Yep. People seem to forget the pearl clutching in the 90s over boys playing violent video games.
If the media was to be believed, video games were inevitably going to raise a generation of men ready to shoot up schools at the slightest provocation.
Lots of research later, we started finding the men who grew up playing multiplayer video games were more strategic and often made better leaders. The fact that overwatch has guns doesn’t actually matter much in practice. However, the experience of getting a bunch of random people to cooperate is a lifelong skill that carries over into lots of other areas of life.
Most of what I learned about working in teams, I learned from playing world of Warcraft in my early 20s. If you can run a successful raid every week with 40 strangers, working with a team in an office is easy.
uhhhhh I don't think the video games are the reason but boys shooting up schools did turn out to be a big problem you know.

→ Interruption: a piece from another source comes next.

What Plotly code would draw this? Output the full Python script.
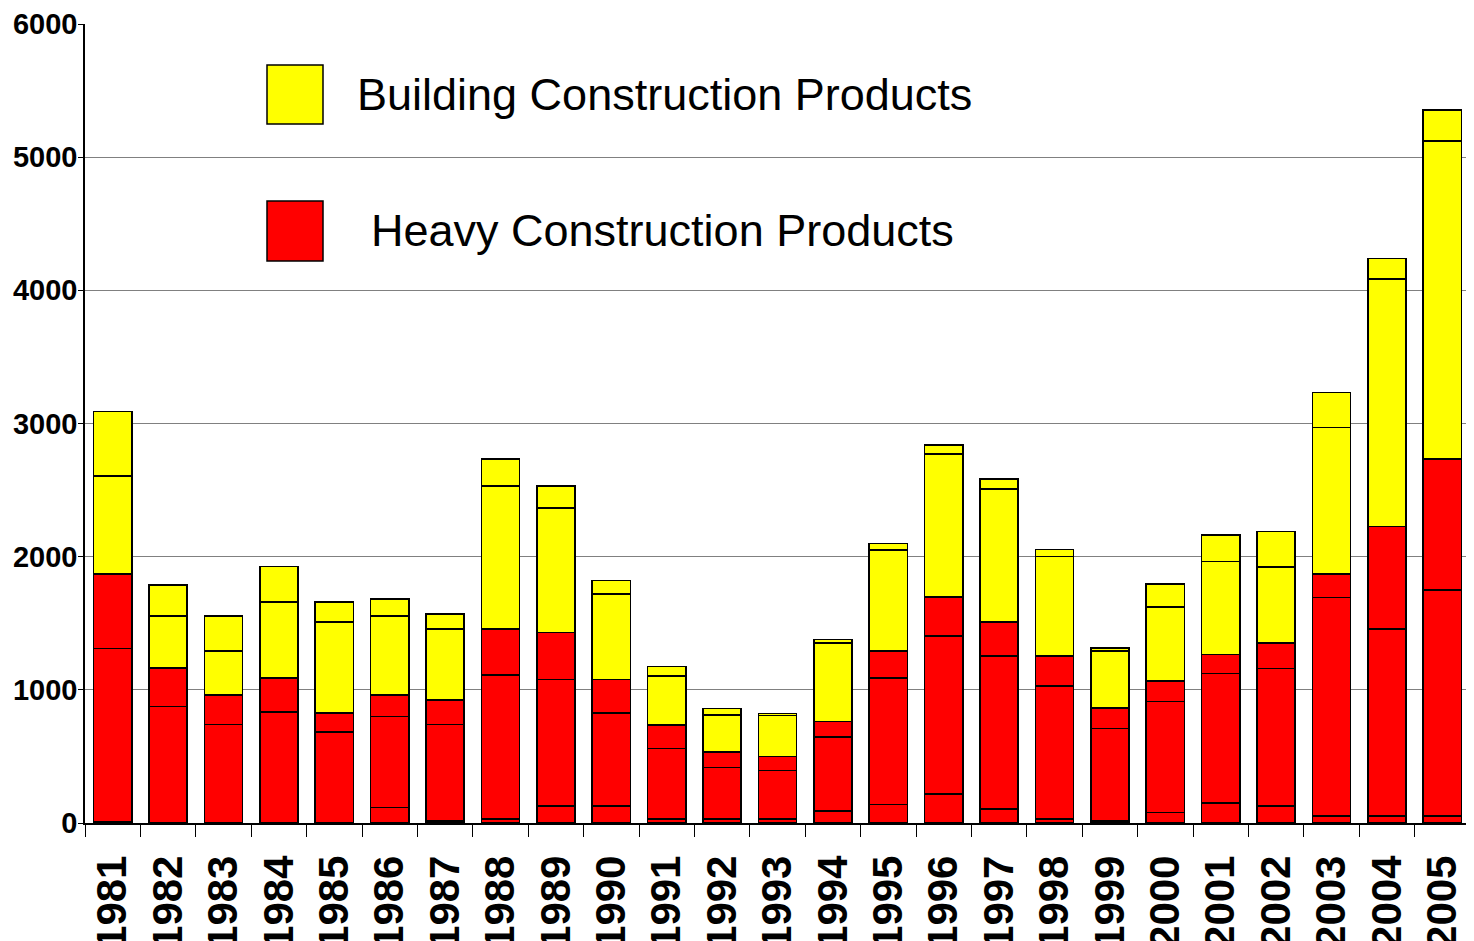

So, idk, they were probably worried about the wrong thing but it seems they were right to be worried about that outcome.
> tolerance for school shootings utterly baffling.
I hang out with fewer gun owners than many but I am from Tennessee. It is kind of like getting people to recognize the need to do something about climate change. Most everyone recognizes it as a problem now, but solutions are someone else's business. "The ability to affect the problem is upstream, what am I going to do about it? What am I supposed to do about schools, sell my gun and be without it when something crazy happens?" That is even before addressing that they can be fun, like a collectible or a sport.
The ideas tossed around are often regulations at the consumer level, and the societal momentum is thoroughly against those in general.
If an uncharacteristic law was introduced along the lines of, "no more new guns" then some in my area would begin manufacturing themselves. I already see cardboard signs advertising squirrel rifles.
I've lived in the USA and I believe you. I just find it unbelievably depressing that the "best country on earth" can't find a way to stop their own children getting shot by other children in government run schools. As far as I know, the USA is the only country in the world with this problem.
Climate change might be exactly the right metaphor. Despite widespread public support for action, the australian federal government is still doing very little about the problem. Its not a good look.
The Christchurch shooter was an australian (to our eternal shame). But he shot up a school in New Zealand instead of in australia because it was easier to buy guns in NZ. (Was easier. They pushed through stricter gun controls after that incident).
Um. No. Assuming you read what he wrote, he stated clearly that he got it and did it there not because of convenience, but because it would cause NZ to clamp down on guns ( and serve as an example ). He was actually a successful terrorist, which is presumably why CNN asked everyone not to even think of looking at it, because it can corrupt you.
>I'd guess that video games are a more positive way to socialize, because teenagers are cooperating and competing rather than comparing themselves to others on social media.
And even if they were comparing themselves to others, the context of it would be in the video game, rather than what their real world circumstances are.
On one end you have lads playing video games who turn out to be good managers/workers in tech. On the other end, you have socially stunted lads who gradually find themselves falling down the "incel" rabbit hole.